Chorn-Pond's past has been chronicled in a documentary -- "The Flute Player" -- but listening to him was much more riveting.

He captivated the high school audience, sometimes with humor, but mostly by recounting painful memories of how his childhood was destroyed. He was 9 years old and one of 700 children the Khmer Rouge imprisoned in a labor camp. They worked from 5 a.m. to midnight in rice fields and were given little food, hardly any water. Many starved to death, including his sister, whom he watched die slowly.

"I had to walk away," he said. "That was hard."

Chorn-Pond managed to stay alive when soldiers picked him to learn music and play propaganda songs for their entertainment. He learned the flute quickly, figuring if he was good enough, they would give him food.

But his captors, however, would later make him a child soldier at age 12, forcing him to fight and kill when the Vietnamese invaded Cambodia in 1979.

When he couldn't take it anymore, Chorn-Pond escaped into Cambodia's jungle.
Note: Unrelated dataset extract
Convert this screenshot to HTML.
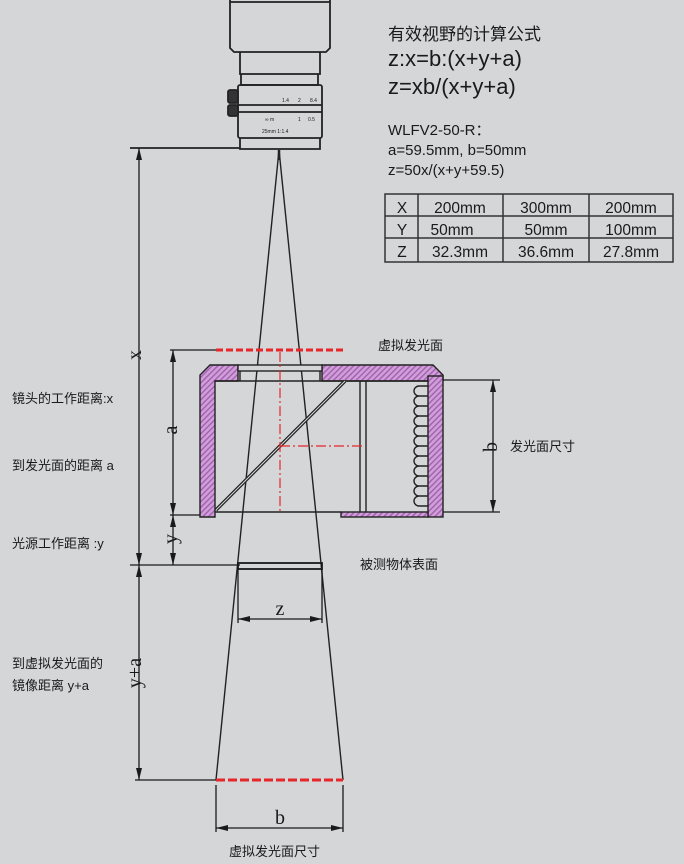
<!DOCTYPE html>
<html><head><meta charset="utf-8"><style>
html,body{margin:0;padding:0;background:#d5d6d7;}
svg{display:block;}
text{font-family:"Liberation Sans","Noto Sans CJK SC",sans-serif;fill:#1a1a1a;}
.serif{font-family:"Liberation Serif",serif;}
</style></head><body>
<svg width="684" height="864" viewBox="0 0 684 864" xmlns="http://www.w3.org/2000/svg">
<defs>
<pattern id="h" width="4" height="4" patternUnits="userSpaceOnUse" patternTransform="rotate(45)">
<rect width="4" height="4" fill="#cf9fd8"/><rect width="1.4" height="4" fill="#a35fb0"/>
</pattern>
<marker id="ar" markerWidth="12" markerHeight="6" refX="12" refY="3" orient="auto" markerUnits="userSpaceOnUse"><path d="M0,0 L12,3 L0,6 Z" fill="#1a1a1a"/></marker>
<marker id="al" markerWidth="12" markerHeight="6" refX="0" refY="3" orient="auto" markerUnits="userSpaceOnUse"><path d="M12,0 L0,3 L12,6 Z" fill="#1a1a1a"/></marker>
</defs>
<rect width="684" height="864" fill="#d5d6d7"/>
<g stroke="#222" fill="none" stroke-width="1.8">
<path d="M230,0 V48 L234,52 H326 L330,48 V0"/>
<line x1="230" y1="2" x2="330" y2="2"/>
<path d="M240,52 V74 H320 V52"/>
<path d="M241,74 V85 H318 V74"/>
<rect x="238" y="85" width="84" height="53" rx="2"/>
<line x1="238" y1="105" x2="322" y2="105"/><line x1="238" y1="112" x2="322" y2="112"/>
<rect x="228" y="90" width="10" height="13" rx="2" fill="#333"/>
<rect x="228" y="105" width="10" height="11" rx="2" fill="#333"/>
<path d="M240,138 V149 H320 V138"/>
<line x1="130" y1="148" x2="240" y2="148"/>
<line x1="279" y1="150" x2="279" y2="160" stroke-width="2.5"/>
</g>
<g fill="#333" font-size="5"><text x="282" y="102">1.4</text><text x="298" y="102">2</text><text x="310" y="102">8.4</text><text x="265" y="121">∞ m</text><text x="298" y="121">1</text><text x="308" y="121">0.5</text><text x="262" y="133">25mm 1:1.4</text></g>
<g stroke="#222" stroke-width="1.4" fill="none">
<line x1="279" y1="150" x2="216" y2="780"/><line x1="279" y1="150" x2="343" y2="780"/>
</g>
<g stroke="#222" stroke-width="1.4" fill="url(#h)">
<path d="M210,365 H238 V381 H215 V517 H200 V375 Z"/>
<path d="M322,365 H433 L443,375 V380 H428 V381 H322 Z"/>
<rect x="428" y="376" width="15" height="141"/>
<rect x="341" y="512" width="87" height="5"/>
</g>
<g stroke="#222" stroke-width="1.4" fill="none">
<rect x="238" y="365" width="84" height="6" fill="#d5d6d7"/>
<path d="M240,371 V381 M320,371 V381"/>
<line x1="215" y1="381" x2="428" y2="381"/>
<line x1="215" y1="512" x2="341" y2="512"/>
<line x1="216" y1="510" x2="345" y2="381" stroke-width="3.5"/>
<line x1="216" y1="510" x2="345" y2="381" stroke="#d5d6d7" stroke-width="1"/>
<line x1="360" y1="381" x2="360" y2="512"/><line x1="366" y1="381" x2="366" y2="512"/>
<path d="M428,386 H419 A4.5,4.5 0 0 0 419,396 H428 M428,396 H419 A4.5,4.5 0 0 0 419,406 H428 M428,406 H419 A4.5,4.5 0 0 0 419,416 H428 M428,416 H419 A4.5,4.5 0 0 0 419,426 H428 M428,426 H419 A4.5,4.5 0 0 0 419,436 H428 M428,436 H419 A4.5,4.5 0 0 0 419,446 H428 M428,446 H419 A4.5,4.5 0 0 0 419,456 H428 M428,456 H419 A4.5,4.5 0 0 0 419,466 H428 M428,466 H419 A4.5,4.5 0 0 0 419,476 H428 M428,476 H419 A4.5,4.5 0 0 0 419,486 H428 M428,486 H419 A4.5,4.5 0 0 0 419,496 H428 M428,496 H419 A4.5,4.5 0 0 0 419,506 H428"/>
</g>
<g stroke="#e8262a" fill="none">
<line x1="216" y1="350" x2="344" y2="350" stroke-width="3" stroke-dasharray="7,3"/>
<line x1="216" y1="780" x2="343" y2="780" stroke-width="3" stroke-dasharray="9,3"/>
<line x1="280" y1="352" x2="280" y2="512" stroke-width="1.2" stroke-dasharray="10,3,2,3"/>
<line x1="280" y1="446" x2="362" y2="446" stroke-width="1.2" stroke-dasharray="10,3,2,3"/>
</g>
<g stroke="#1a1a1a" stroke-width="1.3" fill="none">
<line x1="139" y1="148" x2="139" y2="565" marker-start="url(#al)" marker-end="url(#ar)"/>
<line x1="130" y1="565" x2="240" y2="565"/>
<line x1="139" y1="565" x2="139" y2="780" marker-start="url(#al)" marker-end="url(#ar)"/>
<line x1="135" y1="780" x2="216" y2="780"/>
<line x1="170" y1="350" x2="216" y2="350"/>
<line x1="173" y1="350" x2="173" y2="515" marker-start="url(#al)" marker-end="url(#ar)"/>
<line x1="170" y1="515" x2="200" y2="515"/>
<line x1="173" y1="515" x2="173" y2="565" marker-start="url(#al)" marker-end="url(#ar)"/>
<line x1="443" y1="380" x2="500" y2="380"/><line x1="443" y1="512" x2="500" y2="512"/>
<line x1="493" y1="380" x2="493" y2="512" marker-start="url(#al)" marker-end="url(#ar)"/>
<rect x="238" y="563" width="84" height="6" stroke-width="1.8"/>
<line x1="238" y1="569" x2="238" y2="623"/><line x1="322" y1="569" x2="322" y2="623"/>
<line x1="238" y1="619" x2="322" y2="619" marker-start="url(#al)" marker-end="url(#ar)"/>
<line x1="216" y1="785" x2="216" y2="832"/><line x1="343" y1="785" x2="343" y2="832"/>
<line x1="216" y1="828" x2="343" y2="828" marker-start="url(#al)" marker-end="url(#ar)"/>
</g>
<g class="serif" font-size="20">
<text class="serif" x="134" y="362" transform="rotate(-90 134 355)" text-anchor="middle">x</text>
<text class="serif" x="170" y="437" transform="rotate(-90 170 430)" text-anchor="middle">a</text>
<text class="serif" x="170" y="546" transform="rotate(-90 170 539)" text-anchor="middle">y</text>
<text class="serif" x="134" y="680" transform="rotate(-90 134 673)" text-anchor="middle">y+a</text>
<text class="serif" x="490" y="454" transform="rotate(-90 490 447)" text-anchor="middle">b</text>
<text class="serif" x="280" y="615" text-anchor="middle">z</text>
<text class="serif" x="280" y="824" text-anchor="middle">b</text>
</g>
<g font-size="13">
<text x="12" y="403">镜头的工作距离:x</text>
<text x="12" y="470">到发光面的距离 a</text>
<text x="12" y="548">光源工作距离 :y</text>
<text x="12" y="668">到虚拟发光面的</text>
<text x="12" y="690">镜像距离 y+a</text>
<text x="378" y="350">虚拟发光面</text>
<text x="510" y="451">发光面尺寸</text>
<text x="360" y="569">被测物体表面</text>
<text x="229" y="856">虚拟发光面尺寸</text>
</g>
<text x="388" y="40" font-size="17">有效视野的计算公式</text>
<text x="388" y="66" font-size="22">z:x=b:(x+y+a)</text>
<text x="388" y="94" font-size="22">z=xb/(x+y+a)</text>
<text x="388" y="135" font-size="15">WLFV2-50-R：</text>
<text x="388" y="155" font-size="15">a=59.5mm, b=50mm</text>
<text x="388" y="175" font-size="15">z=50x/(x+y+59.5)</text>
<g stroke="#333" stroke-width="1.5" fill="none">
<rect x="385" y="194" width="288" height="68"/>
<line x1="385" y1="216" x2="673" y2="216"/><line x1="385" y1="238" x2="673" y2="238"/>
<line x1="418" y1="194" x2="418" y2="262"/><line x1="503" y1="194" x2="503" y2="262"/><line x1="589" y1="194" x2="589" y2="262"/>
</g>
<g font-size="15.5" text-anchor="middle">
<text x="402" y="213">X</text><text x="460" y="213">200mm</text><text x="546" y="213">300mm</text><text x="631" y="213">200mm</text>
<text x="402" y="235">Y</text><text x="452" y="235">50mm</text><text x="546" y="235">50mm</text><text x="631" y="235">100mm</text>
<text x="402" y="257">Z</text><text x="460" y="257">32.3mm</text><text x="546" y="257">36.6mm</text><text x="631" y="257">27.8mm</text>
</g>
</svg>
</body></html>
He caught fish with his bare hands, and followed the monkeys, eating fruit they would eat so he wouldn't pick something poisonous. He learned not to move when snakes slithered across his body. He grew weak at times when leeches latched onto him as he slept at night, sucking the life from his 40-pound frame. At times, he found himself hallucinating, not wanting to continue.

"I wanted to kill myself," he said.

Somehow he crossed the border into Thailand, where Peter Pond, an American refugee worker, found him on the ground. He brought Chorn-Pond to rural New Hampshire and became his foster parent.

After attending Brown University, Chorn-Pond returned to Cambodia in the 1990s and started Cambodian Living Arts, an organization that locates former music masters who survived the genocide. They are encouraged to teach, record and perform traditional Cambodian music that was on the verge of extinction.

It has been estimated that 90 percent of Cambodia's master musicians were killed when the Khmer Rouge, led by Pol Pot, came into power after the Vietnam War.

Since then, Chorn-Pond has received numerous international awards as a crusader for children's rights and world peace.

In Bahramipour, Chorn-Pond sees a leader because she wants to learn about the lives of others. He praised her for wanting to know about his people, and for coming there on her own. He remembers her visit, how she hugged the children, how they were drawn to her kindness.

"I feel a lot of caring from her," he said. "She is very powerful. She reminds me of an angel who fly from far away. She feel powerful to save the world, to go across the world to help."